An unlimited account can be viewed as an upgraded version of the general account. These plans are for high volume activity and offer unlimited transactions including e-transfers. However, as there are more features available, the price for these plans are higher than with a general account. Most unlimited accounts are provided for roughly $14-16 per month.

Students

A student account is one for an individual older than either 18 or 19 years old that is attending a post-secondary educational institution. One of the major advantages of this account is that there is usually no monthly fee, which is a good cost saving measure for someone that is trying to cut costs as much as possible. Also convenient, these plans usually offer more monthly transactions and e-transfers than a general account, but like general accounts, if exceeding the maximum monthly transaction limit, will result in additional fees. The primary purpose of this account is to provide students with a cost-effective (free) option.

Youth

A youth account is provided for an individual under the age of 18 years old. It creates a great opportunity for Canada’s youth to become familiar with the banking system, as well as be independent and in control of their own finances. Like a student account, the youth account is also free. However, the number of transactions that are offered are dependent upon the specific financial institution as some are unlimited, while others have a limit on the number of free monthly transactions. It is always advised that parents create a youth account once they believe their child(ren) are responsible enough to start managing their own finances. Banks are incentivized to offer these plans as they tend to be the first plan an individual sets up and becomes a very affordable way of acquiring a long-term client.

Joint

A joint account provides the same features as other accounts but allows for an additional person to access the account. This is often beneficial for children, as the parents can still monitor activity, as well as for married or common law couples that are looking to combine their finances.

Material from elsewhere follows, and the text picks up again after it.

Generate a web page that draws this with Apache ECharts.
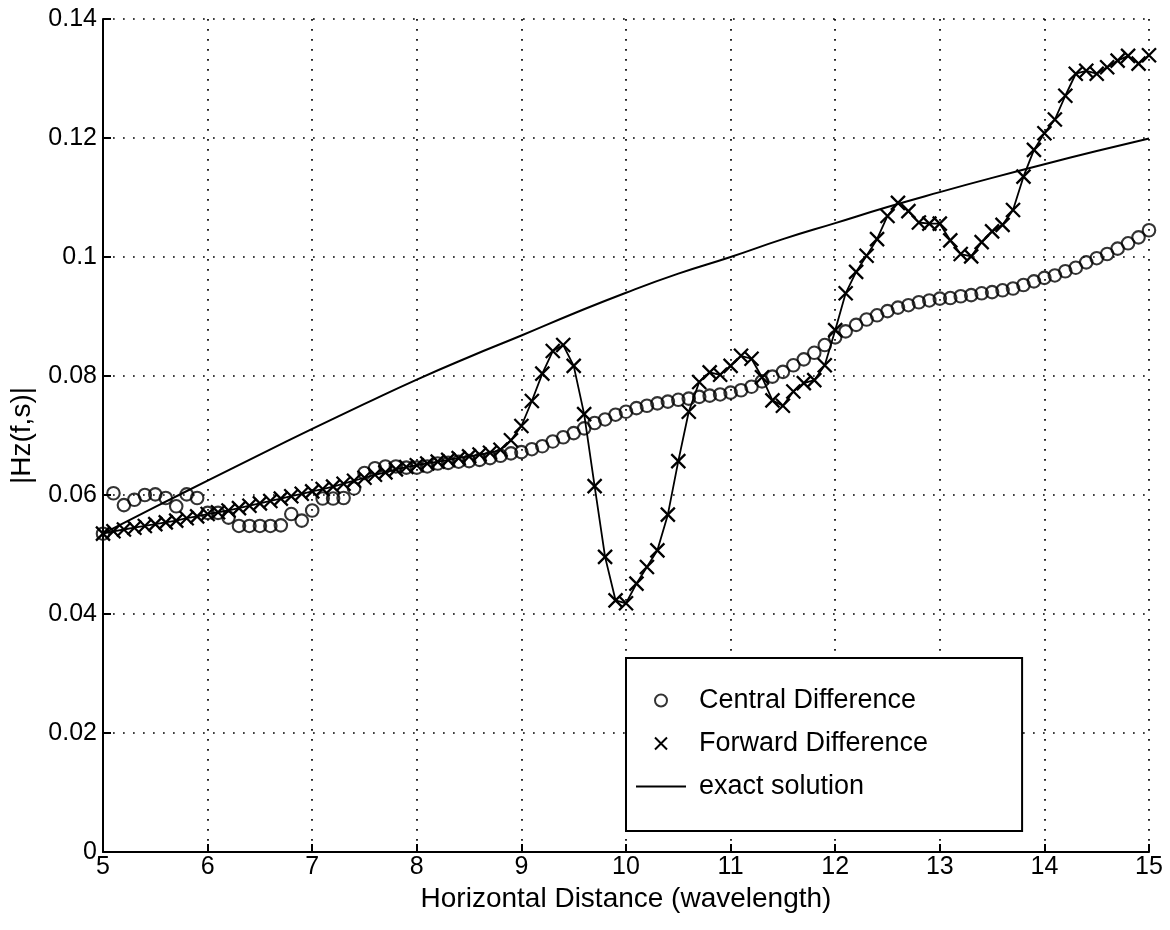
<!DOCTYPE html>
<html>
<head>
<meta charset="utf-8">
<script src="https://cdn.jsdelivr.net/npm/echarts@6/dist/echarts.min.js"></script>
<style>
html,body{margin:0;padding:0;background:#fff;}
#chart{width:1170px;height:930px;}
</style>
</head>
<body>
<div id="chart"></div>
<script>
// x positions (wavelength) shared by the two finite-difference series
const xs = [5.0,5.1,5.2,5.3,5.4,5.5,5.6,5.7,5.8,5.9,
  6.0,6.1,6.2,6.3,6.4,6.5,6.6,6.7,6.8,6.9,
  7.0,7.1,7.2,7.3,7.4,7.5,7.6,7.7,7.8,7.9,
  8.0,8.1,8.2,8.3,8.4,8.5,8.6,8.7,8.8,8.9,
  9.0,9.1,9.2,9.3,9.4,9.5,9.6,9.7,9.8,9.9,
  10.0,10.1,10.2,10.3,10.4,10.5,10.6,10.7,10.8,10.9,
  11.0,11.1,11.2,11.3,11.4,11.5,11.6,11.7,11.8,11.9,
  12.0,12.1,12.2,12.3,12.4,12.5,12.6,12.7,12.8,12.9,
  13.0,13.1,13.2,13.3,13.4,13.5,13.6,13.7,13.8,13.9,
  14.0,14.1,14.2,14.3,14.4,14.5,14.6,14.7,14.8,14.9,
  15.0];

const centralY = [0.0535,0.0603,0.0583,0.0592,0.0600,0.0601,0.0595,0.0581,0.0601,0.0595,
  0.0570,0.0570,0.0562,0.0548,0.0548,0.0548,0.0548,0.0549,0.0568,0.0557,
  0.0574,0.0594,0.0594,0.0595,0.0611,0.0637,0.0645,0.0648,0.0648,0.0646,
  0.0646,0.0648,0.0653,0.0654,0.0656,0.0657,0.0659,0.0662,0.0666,0.0670,
  0.0672,0.0677,0.0682,0.0690,0.0697,0.0704,0.0712,0.0721,0.0727,0.0735,
  0.0740,0.0746,0.0750,0.0754,0.0757,0.0760,0.0762,0.0765,0.0767,0.0769,
  0.0772,0.0776,0.0782,0.0791,0.0799,0.0807,0.0818,0.0828,0.0839,0.0852,
  0.0865,0.0875,0.0886,0.0895,0.0902,0.0909,0.0915,0.0919,0.0924,0.0927,
  0.0930,0.0931,0.0934,0.0936,0.0939,0.0941,0.0944,0.0947,0.0953,0.0959,
  0.0965,0.0969,0.0976,0.0982,0.0991,0.0998,0.1005,0.1014,0.1023,0.1033,
  0.1045];

const forwardY = [0.0535,0.0539,0.0542,0.0545,0.0548,0.0551,0.0554,0.0557,0.0561,0.0564,
  0.0568,0.0571,0.0574,0.0578,0.0582,0.0586,0.0590,0.0594,0.0598,0.0602,
  0.0606,0.0610,0.0614,0.0619,0.0624,0.0629,0.0634,0.0638,0.0643,0.0647,
  0.0650,0.0653,0.0656,0.0659,0.0662,0.0665,0.0668,0.0671,0.0676,0.0692,
  0.0716,0.0758,0.0804,0.0842,0.0852,0.0817,0.0736,0.0615,0.0496,0.0423,
  0.0418,0.0451,0.0479,0.0507,0.0567,0.0657,0.0740,0.0790,0.0806,0.0802,
  0.0817,0.0834,0.0829,0.0798,0.0759,0.0750,0.0774,0.0788,0.0793,0.0818,
  0.0877,0.0939,0.0975,0.1002,0.1030,0.1069,0.1091,0.1077,0.1058,0.1056,
  0.1056,0.1028,0.1005,0.1001,0.1025,0.1043,0.1054,0.1079,0.1135,0.1180,
  0.1208,0.1231,0.1271,0.1308,0.1313,0.1308,0.1319,0.1330,0.1338,0.1325,
  0.1339];

const exactX = [5.0,5.5,6.0,6.5,7.0,7.5,8.0,8.5,9.0,9.5,10.0,10.5,11.0,11.5,12.0,12.5,13.0,13.5,14.0,14.5,15.0];
const exactY = [0.0535,0.0580,0.0624,0.0668,0.0711,0.0753,0.0794,0.0832,0.0868,0.0905,0.0940,0.0972,0.1000,0.1030,0.1057,0.1084,0.1109,0.1133,0.1156,0.1178,0.1199];

const seriesNames = ['Central Difference', 'Forward Difference', 'exact solution'];
const xTitle = 'Horizontal Distance (wavelength)';
const yTitle = '|Hz(f,s)|';

const crossPath = 'path://M0,0L10,10M10,0L0,10';
const linePath = 'path://M0,0L50,0L50,2L0,2Z';
const font = '"Liberation Sans", Arial, Helvetica, sans-serif';

const pairs = (xa, ya) => xa.map((x, i) => [x, ya[i]]);

const chart = echarts.init(document.getElementById('chart'), null, {renderer: 'canvas'});
const option = {
  animation: false,
  backgroundColor: '#fff',
  textStyle: {fontFamily: font, color: '#000'},
  grid: {left: 103, right: 21, top: 19, bottom: 78, containLabel: false},
  xAxis: {
    type: 'value', min: 5, max: 15, interval: 1,
    name: xTitle, nameLocation: 'middle', nameGap: 33,
    nameTextStyle: {fontSize: 28, color: '#000', fontFamily: font},
    axisLine: {show: true, onZero: false, lineStyle: {color: '#000', width: 2}},
    axisTick: {show: true, inside: true, length: 8, lineStyle: {color: '#000', width: 2}},
    axisLabel: {fontSize: 25, color: '#000', margin: 3, fontFamily: font},
    splitLine: {show: true, lineStyle: {color: '#000', width: 1.7, type: [1.7, 8.3]}}
  },
  yAxis: {
    type: 'value', min: 0, max: 0.14, interval: 0.02,
    name: yTitle, nameLocation: 'middle', nameGap: 67,
    nameTextStyle: {fontSize: 28, color: '#000', fontFamily: font},
    axisLine: {show: true, onZero: false, lineStyle: {color: '#000', width: 2}},
    axisTick: {show: true, inside: true, length: 8, lineStyle: {color: '#000', width: 2}},
    axisLabel: {fontSize: 25, color: '#000', margin: 6, fontFamily: font,
      formatter: v => (v === 0 ? '0' : String(+v.toFixed(2)))},
    splitLine: {show: true, lineStyle: {color: '#000', width: 1.7, type: [1.7, 8.3]}}
  },
  legend: {
    orient: 'vertical', left: 626, top: 658,
    padding: [29, 94, 31, 10], itemGap: 16, itemWidth: 50, itemHeight: 12,
    borderColor: '#000', borderWidth: 2, backgroundColor: '#fff',
    selectedMode: false,
    textStyle: {fontSize: 27, color: '#000', fontFamily: font, padding: [0, 0, 0, 8]},
    data: [
      {name: seriesNames[0], icon: 'circle', itemStyle: {color: 'transparent', borderColor: '#000', borderWidth: 2}},
      {name: seriesNames[1], icon: crossPath, itemStyle: {color: '#000', borderColor: '#000', borderWidth: 2}},
      {name: seriesNames[2], icon: linePath, itemStyle: {color: '#000', borderColor: '#000', borderWidth: 0}}
    ]
  },
  series: [
    {
      name: seriesNames[0], type: 'scatter',
      data: pairs(xs, centralY),
      symbol: 'circle', symbolSize: 12.5,
      itemStyle: {color: 'transparent', borderColor: '#000', borderWidth: 2.1}
    },
    {
      name: seriesNames[1], type: 'line',
      data: pairs(xs, forwardY),
      symbol: crossPath, symbolSize: 14, showSymbol: true, showAllSymbol: true,
      lineStyle: {color: '#000', width: 1.8},
      itemStyle: {color: '#000', borderColor: '#000', borderWidth: 2.3}
    },
    {
      name: seriesNames[2], type: 'line',
      data: pairs(exactX, exactY),
      symbol: 'none', smooth: true,
      lineStyle: {color: '#000', width: 2},
      itemStyle: {color: '#000'}
    }
  ]
};
chart.setOption(option);
</script>
</body>
</html>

If deciding to choose a joint account, you would select an account as usual and add an account holder to the account being set up. Joint accounts can also be set up for savings accounts in addition to chequing.

Seniors

Not all financial institutions offer a seniors account or seniors discount on an existing account. However, for the ones that do provide these accounts or discounts, they are provided for Canadians aged 60 years and older. The senior accounts are usually similar in nature to the general chequing accounts in terms of features and are offered at low or no cost. Financial institutions that don’t provide a seniors account will often offer a discount to seniors on their existing accounts.

U.S. Dollar

For Canadians that frequently visit the United States but are themselves Canadian citizens. The benefit of this account is that it allows Canadians to have access to an account that is funded in US dollars, without having to use other methods. These accounts are provided for a low monthly fee, usually between $2-5 and offer few (1-2) transactions as part of the monthly fee.

Savings Accounts

Complimentary to a chequing account is the savings account offered by financial institutions. For most, this account will offer low interest and is best used to save money in the short term. A savings account is optimal to store your emergency fund (3-6 months of expenses) and/or to bridge the gap while trying to determine new investment opportunities. As the interest rates are low, it should not be viewed as an investment or wealth-building tool. In all situations, regardless of the type of savings accounts, the interest rate will be lower than inflation, which means your purchasing power (how much each dollar can buy) is decreased each year you hold funds in a savings account. The primary purpose is to provide a very small amount of interest income for an emergency fund or short-term savings that would otherwise not be received in a chequing account. Unlike chequing accounts, there are fewer variations of the accounts as the uses are relatively restricted and need less features and options. Below you can see the most common forms of savings accounts in Canada.

General

General savings bank accounts are, in most cases, provided by financial institutions with no monthly fee. This allows an individual to open several accounts at no cost if they so choose. Additionally, a general savings account allows an account holder an opportunity to generate interest income. However, the interest rates being offered are very nominal, usually between 0.05-0.15%. Again, these accounts are not a way to build wealth, but a short-term savings vehicle or a place to store an emergency fund. Lastly, as savings accounts are not meant to be used often, financial institutions usually only offer 1-2 free transactions per month, with additional transactions at a cost (usually around $5/transaction). Most of these accounts allow for transfers between personal accounts for free.

High Interest

A high-interest savings account is essentially the same as a general savings account except that the interest rates are higher. Most accounts offer interest rates between 0.15%-0.30%, which is still substantially low. In order to use high interest accounts, most accounts will require a minimum monthly balance of between $5,000-$15,000. Some high-interest savings accounts will allow for 1-2 free monthly transactions, while others do not. As with the general savings accounts, these will usually also offer free transfers between personal accounts.  

U.S. Dollar

Much like the chequing account for U.S. dollars, the savings plans are for Canadian citizens that tend to have US dollar holdings. These accounts are comparable with other savings accounts in that they offer 1-2 transactions per month for free, have no monthly cost and provide a nominal interest rate, which ranges greatly depending upon the financial institution that offers them. Keep in mind that not all financial institutions offer a US Dollar savings account.